SECTIONS 100.255-100.297. The act makes changes to the Missouri Development Finance Board Act. The definition of "development agency" is expanded to include any governmental, quasi-governmental or quasi-public corporation. The definition of "project" is expanded to include office buildings, nursing or retirement facilities, recreational facilities, cultural facilities, public facilities, and job training or other vocational training facilities. The act removes the current requirement that two commercial lenders must deny a loan or bond issue request that exceeds one million dollars for infrastructure facilities projects before such a request may be approved and the loan or bond issued from the infrastructure development fund. The tax credit allowed to owners of defaulted revenue bonds for infrastructure facilities is authorized for any financial institution or guarantor which executes any credit facility as security for such bonds.
SECTIONS 100.760-100.840. The act allows the Missouri Development Finance Board to consider, in allowing a credit under the Business Use Incentives for Large Development Act (BUILD), incentives provided by local political subdivisions, including cash or in-kind incentives and relief from local taxes. The act also increases the limit on the total amount of revenue bonds or notes for BUILD projects from thirty-five million dollars to seventy-five million dollars.
SECTIONS 135.100-135.247. The act revises certain tax credits available to taxpayers operating new business facilities located within enterprise zones. Existing law prohibits certain new business facilities from qualifying for tax credits after the initial ten-year period, even if the business is expanded. This act would allow taxpayers eligible for enterprise zone tax credits to qualify for new business facility tax credits if otherwise eligible. The definition of "revenue producing enterprise" is expanded to include computer programming. The act authorizes the department of economic development to create enterprise zones in the cities of St. Louis (SECTION 1) and Clinton.

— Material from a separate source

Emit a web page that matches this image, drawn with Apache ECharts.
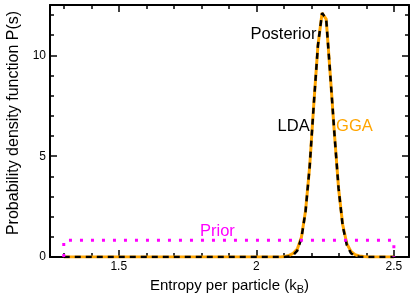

SECTIONS 135.400-135.405. The act changes the definition of "community development corporation" in the Missouri small business investment tax credit program and caps the total amount of tax credits available for qualified investments in Missouri small businesses at five million dollars. The tax credit is allowed for ethanol producers.
SECTION 135.460. The act also revises existing law concerning tax credits for contributions to school and youth programs under the Youth Opportunities and Violence Prevention Act. Current law permits only individuals and certain classes of corporations to take the tax credits. The act permits individual proprietorships, partnerships, and S Corporations to take the credits and expands the taxes against which the credits may be taken to include corporation franchise tax, financial institutions tax, and bridge, express, and public utility tax.

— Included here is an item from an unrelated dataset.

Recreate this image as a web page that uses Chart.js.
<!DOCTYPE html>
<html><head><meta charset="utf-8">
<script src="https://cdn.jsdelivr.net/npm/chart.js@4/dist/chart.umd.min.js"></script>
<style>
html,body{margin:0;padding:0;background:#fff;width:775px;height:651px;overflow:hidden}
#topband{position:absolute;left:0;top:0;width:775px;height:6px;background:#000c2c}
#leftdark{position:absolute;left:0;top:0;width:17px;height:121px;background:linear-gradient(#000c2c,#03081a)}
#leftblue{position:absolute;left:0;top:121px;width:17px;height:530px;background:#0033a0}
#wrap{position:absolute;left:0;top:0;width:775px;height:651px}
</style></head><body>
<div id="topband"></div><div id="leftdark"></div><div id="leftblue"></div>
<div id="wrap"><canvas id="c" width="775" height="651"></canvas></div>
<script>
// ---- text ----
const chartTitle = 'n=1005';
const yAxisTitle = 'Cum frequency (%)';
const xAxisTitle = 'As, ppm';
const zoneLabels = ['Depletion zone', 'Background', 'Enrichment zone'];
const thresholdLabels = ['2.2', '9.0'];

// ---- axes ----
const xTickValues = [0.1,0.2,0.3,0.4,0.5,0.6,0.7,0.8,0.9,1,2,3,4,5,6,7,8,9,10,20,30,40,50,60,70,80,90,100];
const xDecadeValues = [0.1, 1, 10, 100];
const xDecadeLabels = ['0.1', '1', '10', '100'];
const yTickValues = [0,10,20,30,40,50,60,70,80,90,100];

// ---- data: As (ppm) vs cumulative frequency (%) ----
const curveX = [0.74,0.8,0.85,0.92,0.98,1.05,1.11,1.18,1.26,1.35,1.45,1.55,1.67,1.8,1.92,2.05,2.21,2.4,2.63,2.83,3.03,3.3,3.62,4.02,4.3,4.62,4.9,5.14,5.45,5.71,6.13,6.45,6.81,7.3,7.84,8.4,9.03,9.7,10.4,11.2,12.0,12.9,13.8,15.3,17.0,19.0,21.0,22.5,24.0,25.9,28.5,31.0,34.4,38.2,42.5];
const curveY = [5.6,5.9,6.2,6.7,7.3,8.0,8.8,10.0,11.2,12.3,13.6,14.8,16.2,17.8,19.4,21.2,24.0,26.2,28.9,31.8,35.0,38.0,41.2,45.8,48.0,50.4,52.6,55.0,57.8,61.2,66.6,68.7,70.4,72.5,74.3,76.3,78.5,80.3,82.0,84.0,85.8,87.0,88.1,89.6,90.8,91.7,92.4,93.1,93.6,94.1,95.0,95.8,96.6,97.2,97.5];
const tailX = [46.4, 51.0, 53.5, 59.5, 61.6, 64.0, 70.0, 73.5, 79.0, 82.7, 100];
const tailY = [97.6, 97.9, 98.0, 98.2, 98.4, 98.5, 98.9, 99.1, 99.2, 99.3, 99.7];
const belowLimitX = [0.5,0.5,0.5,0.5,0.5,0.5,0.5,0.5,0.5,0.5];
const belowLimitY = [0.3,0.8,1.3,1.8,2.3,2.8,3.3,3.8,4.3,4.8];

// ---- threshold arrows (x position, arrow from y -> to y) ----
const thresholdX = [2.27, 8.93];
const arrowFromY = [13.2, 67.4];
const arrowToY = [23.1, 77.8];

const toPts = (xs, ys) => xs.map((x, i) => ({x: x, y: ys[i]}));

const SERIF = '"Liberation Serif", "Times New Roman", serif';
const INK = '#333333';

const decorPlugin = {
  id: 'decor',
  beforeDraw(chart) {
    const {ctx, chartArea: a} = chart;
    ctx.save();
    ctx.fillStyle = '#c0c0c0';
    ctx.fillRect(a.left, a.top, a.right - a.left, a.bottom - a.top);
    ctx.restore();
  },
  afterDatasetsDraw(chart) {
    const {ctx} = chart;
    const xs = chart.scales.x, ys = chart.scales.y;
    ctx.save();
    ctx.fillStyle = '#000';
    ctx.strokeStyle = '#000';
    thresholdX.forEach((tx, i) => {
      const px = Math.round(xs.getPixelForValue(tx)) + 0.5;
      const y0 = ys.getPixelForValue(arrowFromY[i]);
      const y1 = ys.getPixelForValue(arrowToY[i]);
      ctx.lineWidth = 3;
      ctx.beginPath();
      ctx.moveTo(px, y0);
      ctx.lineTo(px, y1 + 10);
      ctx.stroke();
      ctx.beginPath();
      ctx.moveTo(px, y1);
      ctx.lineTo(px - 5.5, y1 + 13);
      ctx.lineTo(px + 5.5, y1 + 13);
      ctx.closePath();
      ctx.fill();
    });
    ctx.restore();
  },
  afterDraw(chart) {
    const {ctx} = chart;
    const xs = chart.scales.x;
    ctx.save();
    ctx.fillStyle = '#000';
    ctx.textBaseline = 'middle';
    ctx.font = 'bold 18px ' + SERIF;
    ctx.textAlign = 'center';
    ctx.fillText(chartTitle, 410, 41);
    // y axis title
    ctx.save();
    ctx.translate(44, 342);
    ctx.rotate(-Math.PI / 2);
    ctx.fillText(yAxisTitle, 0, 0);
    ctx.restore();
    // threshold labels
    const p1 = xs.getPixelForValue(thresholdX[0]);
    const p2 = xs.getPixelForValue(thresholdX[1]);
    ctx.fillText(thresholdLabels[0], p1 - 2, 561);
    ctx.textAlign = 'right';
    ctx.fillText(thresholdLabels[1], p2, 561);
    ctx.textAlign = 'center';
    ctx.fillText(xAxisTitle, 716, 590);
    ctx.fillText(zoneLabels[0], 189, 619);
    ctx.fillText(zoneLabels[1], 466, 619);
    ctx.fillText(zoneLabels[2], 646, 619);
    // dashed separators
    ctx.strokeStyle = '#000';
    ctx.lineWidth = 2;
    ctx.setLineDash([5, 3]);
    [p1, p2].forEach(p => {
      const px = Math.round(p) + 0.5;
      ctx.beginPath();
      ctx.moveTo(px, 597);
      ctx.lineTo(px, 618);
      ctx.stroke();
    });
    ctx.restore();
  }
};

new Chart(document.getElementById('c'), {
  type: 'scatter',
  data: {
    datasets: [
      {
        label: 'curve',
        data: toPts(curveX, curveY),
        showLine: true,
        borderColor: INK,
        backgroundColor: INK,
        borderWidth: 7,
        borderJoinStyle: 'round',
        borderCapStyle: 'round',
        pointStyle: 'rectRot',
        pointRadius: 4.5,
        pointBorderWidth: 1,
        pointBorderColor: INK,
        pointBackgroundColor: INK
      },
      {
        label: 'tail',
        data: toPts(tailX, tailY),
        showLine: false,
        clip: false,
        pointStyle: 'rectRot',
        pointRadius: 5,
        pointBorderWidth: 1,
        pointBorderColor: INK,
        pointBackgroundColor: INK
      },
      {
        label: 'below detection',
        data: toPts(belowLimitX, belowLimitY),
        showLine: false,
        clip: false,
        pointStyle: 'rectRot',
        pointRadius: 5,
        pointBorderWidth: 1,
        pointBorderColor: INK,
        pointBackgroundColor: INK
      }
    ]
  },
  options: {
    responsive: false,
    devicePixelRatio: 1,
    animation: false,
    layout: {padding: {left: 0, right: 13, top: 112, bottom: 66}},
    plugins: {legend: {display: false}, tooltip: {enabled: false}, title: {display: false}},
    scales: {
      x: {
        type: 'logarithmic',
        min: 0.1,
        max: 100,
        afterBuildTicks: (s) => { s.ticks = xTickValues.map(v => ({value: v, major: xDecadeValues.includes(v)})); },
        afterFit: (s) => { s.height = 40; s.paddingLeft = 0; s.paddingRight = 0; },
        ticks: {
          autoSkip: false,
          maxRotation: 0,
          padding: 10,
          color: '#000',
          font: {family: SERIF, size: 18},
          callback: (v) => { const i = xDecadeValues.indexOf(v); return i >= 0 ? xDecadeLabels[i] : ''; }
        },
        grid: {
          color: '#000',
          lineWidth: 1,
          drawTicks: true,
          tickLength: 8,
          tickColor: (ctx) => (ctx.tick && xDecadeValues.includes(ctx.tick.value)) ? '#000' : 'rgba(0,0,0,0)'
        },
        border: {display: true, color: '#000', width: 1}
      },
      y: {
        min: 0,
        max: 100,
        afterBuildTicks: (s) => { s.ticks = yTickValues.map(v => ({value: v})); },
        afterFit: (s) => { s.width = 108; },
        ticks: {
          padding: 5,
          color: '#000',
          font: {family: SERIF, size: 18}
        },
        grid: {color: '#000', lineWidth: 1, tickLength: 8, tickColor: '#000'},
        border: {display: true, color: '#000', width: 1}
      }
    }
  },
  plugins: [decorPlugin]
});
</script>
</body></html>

SECTIONS 135.500-135.516. The Missouri certified capital company law is amended to cap at ten million dollars the maximum amount of certified capital in one or more certified capital companies in any year for one investor or its affiliates.

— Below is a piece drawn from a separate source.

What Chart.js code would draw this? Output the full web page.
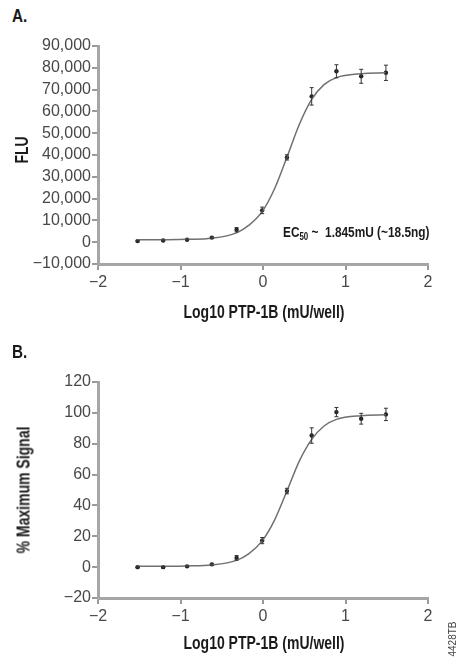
<!DOCTYPE html>
<html>
<head>
<meta charset="utf-8">
<script src="https://cdn.jsdelivr.net/npm/chart.js@4.4.1/dist/chart.umd.min.js"></script>
<style>
  body { margin: 0; background: #fff; }
  #wrap { position: relative; width: 459px; height: 658px; overflow: hidden; }
  canvas { position: absolute; left: 0; }
  /* Arial bold squeezed to look like the condensed face of the original */
  .cond { position: absolute; font-family: "Liberation Sans", Arial, sans-serif; font-weight: bold; color: #1a1a1a; white-space: nowrap; }
  .panel { left: 12px; font-size: 18px; transform-origin: 0 0; transform: scaleX(0.85); }
  .xtitle { font-size: 17.5px; transform: translate(-50%, -50%) scaleX(0.8); }
  .ytitle { font-size: 17.5px; transform: translate(-50%, -50%) rotate(-90deg) scaleX(0.8); }
  .ec50 { left: 283px; top: 223px; font-size: 15px; transform-origin: 0 0; transform: scaleX(0.79); }
  .ec50 sub { font-size: 10px; vertical-align: -3px; }
  .code { position: absolute; left: 452px; top: 639px; transform: translate(-50%, -50%) rotate(-90deg); font: 10px "Liberation Sans", Arial, sans-serif; color: #444; white-space: nowrap; }
</style>
</head>
<body>
<div id="wrap">
  <div class="cond panel" style="top:6px">A.</div>
  <canvas id="chartA" width="459" height="330" style="top:0"></canvas>
  <div class="cond ec50">EC<sub>50</sub> ~&nbsp; 1.845mU (~18.5ng)</div>
  <div class="cond ytitle" style="left:22px; top:150px">FLU</div>
  <div class="cond xtitle" style="left:264px; top:312px">Log10 PTP-1B (mU/well)</div>

  <div class="cond panel" style="top:342px">B.</div>
  <canvas id="chartB" width="459" height="328" style="top:330px"></canvas>
  <div class="cond ytitle" style="left:24px; top:490px">% Maximum Signal</div>
  <div class="cond xtitle" style="left:264px; top:643px">Log10 PTP-1B (mU/well)</div>
  <div class="code">4428TB</div>
</div>
<script>
// log10 of PTP-1B amount per well (mU), one per dilution
const logDose = [-1.52, -1.21, -0.92, -0.62, -0.32, -0.01, 0.29, 0.59, 0.89, 1.19, 1.49];

// panel A: raw fluorescence, mean and error
const fluA = [500, 800, 1100, 2100, 5700, 14600, 38900, 66900, 78400, 76100, 77700];
const errA = [300, 300, 300, 400, 1000, 1500, 1200, 4000, 3000, 3200, 3500];

// panel B: percent of maximum signal
const pctB = [0, 0, 0.5, 1.8, 6, 17.2, 49.3, 85.3, 100.5, 96.2, 99];
const errB = [0.4, 0.4, 0.4, 0.6, 1.5, 2, 1.8, 5, 3, 3.5, 4];

// fitted curve
const fitX = [-1.52, -1.21, -0.92, -0.62, -0.32, -0.17, -0.01, 0.14, 0.29, 0.44, 0.59, 0.74, 0.89, 1.19, 1.49];
const fitA = [1100, 1150, 1300, 1800, 4300, 7800, 14000, 24500, 39000, 54000, 65500, 72300, 75500, 77300, 77700];
const fitB = [0.5, 0.6, 0.8, 1.4, 4.4, 8.8, 17, 30.5, 49.3, 68.7, 82.8, 91.5, 95.8, 98.2, 98.7];

const xTicks = [-2, -1, 0, 1, 2];
const yTicksA = [-10000, 0, 10000, 20000, 30000, 40000, 50000, 60000, 70000, 80000, 90000];
const yTicksB = [-20, 0, 20, 40, 60, 80, 100, 120];

const plain = '"Liberation Sans", Arial, sans-serif';

const minus = (s) => s.replace('-', '\u2212');

// small vertical error bars with caps
const errorBars = {
    id: 'errorBars',
    afterDatasetsDraw(chart) {
        const ds = chart.data.datasets[1];
        const xs = chart.scales.x, ys = chart.scales.y;
        const c = chart.ctx;
        c.save();
        c.strokeStyle = '#333';
        c.lineWidth = 1;
        ds.data.forEach((p, i) => {
            const e = ds.err[i];
            const px = xs.getPixelForValue(p.x);
            const top = ys.getPixelForValue(p.y + e);
            const bot = ys.getPixelForValue(p.y - e);
            c.beginPath();
            c.moveTo(px, top); c.lineTo(px, bot);
            c.moveTo(px - 2, top); c.lineTo(px + 2, top);
            c.moveTo(px - 2, bot); c.lineTo(px + 2, bot);
            c.stroke();
        });
        c.restore();
    }
};

const makeChart = (id, ys, err, fit, yTicks, fmt, chartTop, xBox) => {
    const canvas = document.getElementById(id);
    return new Chart(canvas, {
        type: 'scatter',
        data: {
            datasets: [
                {
                    data: fitX.map((x, i) => ({ x: x, y: fit[i] })),
                    showLine: true,
                    cubicInterpolationMode: 'monotone',
                    borderColor: '#707070',
                    borderWidth: 1.5,
                    pointRadius: 0,
                },
                {
                    data: logDose.map((x, i) => ({ x: x, y: ys[i] })),
                    err: err,
                    pointRadius: 2.2,
                    pointBackgroundColor: '#222',
                    pointBorderColor: '#222',
                    pointBorderWidth: 0,
                },
            ],
        },
        options: {
            responsive: false,
            animation: false,
            layout: { padding: { top: chartTop, right: 31, left: 0, bottom: 0 } },
            plugins: { legend: { display: false }, tooltip: { enabled: false } },
            scales: {
                x: {
                    type: 'linear',
                    min: -2, max: 2,
                    afterBuildTicks: (s) => { s.ticks = xTicks.map(v => ({ value: v })); },
                    afterFit: (s) => { s.height = xBox; },
                    grid: { drawOnChartArea: false, color: '#9a9a9a', lineWidth: 2, tickLength: 6 },
                    border: { color: '#a6a6a6', width: 3 },
                    ticks: {
                        autoSkip: false,
                        maxRotation: 0,
                        padding: 3,
                        color: '#484848',
                        font: { family: plain, size: 16 },
                        callback: (v) => minus(String(v)),
                    },
                },
                y: {
                    min: yTicks[0], max: yTicks[yTicks.length - 1],
                    afterBuildTicks: (s) => { s.ticks = yTicks.map(v => ({ value: v })); },
                    afterFit: (s) => { s.width = 98; },
                    grid: { drawOnChartArea: false, color: '#9a9a9a', lineWidth: 2, tickLength: 6 },
                    border: { color: '#a6a6a6', width: 3 },
                    ticks: {
                        autoSkip: false,
                        padding: 1,
                        color: '#484848',
                        font: { family: plain, size: 16 },
                        callback: fmt,
                    },
                },
            },
        },
        plugins: [errorBars],
    });
};

makeChart('chartA', fluA, errA, fitA, yTicksA,
    (v) => minus(v.toLocaleString('en-US')), 46, 66);
makeChart('chartB', pctB, errB, fitB, yTicksB,
    (v) => minus(String(v)), 52, 60);
</script>
</body>
</html>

SECTION 143.451. The act provides a method for determining qualifying sales, for purposes of state income tax, of an investment funds service corporation. Another provision of the act (SECTION 620.1350) allows such a corporation to elect to compute the portion of income derived from sources within this state under the shareholder-residence formula contained in 143.451 or under the three-factor formula of the Multistate Tax Compact.
SECTION 143.805. Current law specifies the order in which various tax credits may be taken against state income tax. The act repeals that requirement.
SECTION 178.895-178.896. The act extends the Community College Job Training tax credit program for another ten years.
SECTIONS 253.545-253.561. The act allows an income tax credit and a financial institutions tax credit for costs incurred in the rehabilitation of a historic building in a historic district. The credit is allowed in an amount equal to twenty- five percent of total rehabilitation costs if those costs exceed fifty percent of the total basis in the property and the rehabilitation meets the standards of the state historic preservation officer. The tax credit provisions are effective January 1, 1998.
SECTION 447.710. Moneys from the repayment of loans and loan guarantees are to be placed in the Property Reuse Revolving Fund.
SECTION 620.030. The department of economic development is authorized to contract with the Missouri technology corporation, innovation centers, small business development centers, centers for advanced technology, and other entities for the provision of technology application, technology commercialization, and technology development services.
SECTION 620.1023. The act allows the department of economic development to use the Business Extension Service Team Fund to contract with community development corporations for job training.
SECTION 620.1039. The act expands the tax credit for qualified research expenses to be allowed against financial institutions tax.
SECTIONS 620.1069-620.1078. Diligent efforts are required to assure that at least thirty percent of the moneys in the Microenterprise Revolving Loan Fund are available to, and reserved for, female-owned microenterprises. The microenterprise loan program is changed to authorize challenge loans to eligible lenders.
SECTION 620.1350. An investment funds service corporation is allowed to make an annual election to compute the portion of income derived from sources within this state under either the single factor formula or the three-part formula of the Multistate Tax Compact.
SECTION 1. The act authorizes the department of economic development to create an enterprise zone in the City of St. Louis.
SECTION 2. The act establishes the International Economic Development Exchange Program for college students and a related advisory committee.
SECTIONS 3-4. The department of economic development is authorized to assist community development corporations in forming a Missouri community development corporation association and is required to establish a public-private partnership to be known as the Missouri Community Development Corporation Initiative.
SECTIONS 5-7. The act creates the St. Louis Regional Sports Complex Authority, composed of eight commissioners, to study and review existing major sports leagues, clubs or franchises and to analyze the possibilities for future growth and expansion of those sports organizations.
SECTIONS 8-11. The Missouri housing commission is authorized to establish a two-year pilot project in St. Louis and Kansas City for the purpose of renovating inner city property for subsequent purchase.
SECTION 12. The act creates the Task Force on Trade and Investment, designed to establish international trade and investment opportunities for Missouri business.
SECTIONS 13-15. The act creates the Kansas City Regional Sports Complex Authority, composed of eight commissioners, to study and review existing major sports leagues, clubs or franchises and to analyze the possibilities for future growth and expansion of those sports organizations.
SECTION 16. The department of economic development is required to reimburse contractors for services related to job training and development programs as provided in that contract.
SECTION 17. The act requires the Task Force on Trade and Investment to identify and aid those airports considered crucial for the state's economic development; those airports are made eligible to apply for grants from the aviation trust fund.
The act contains rulemaking authority for various agencies.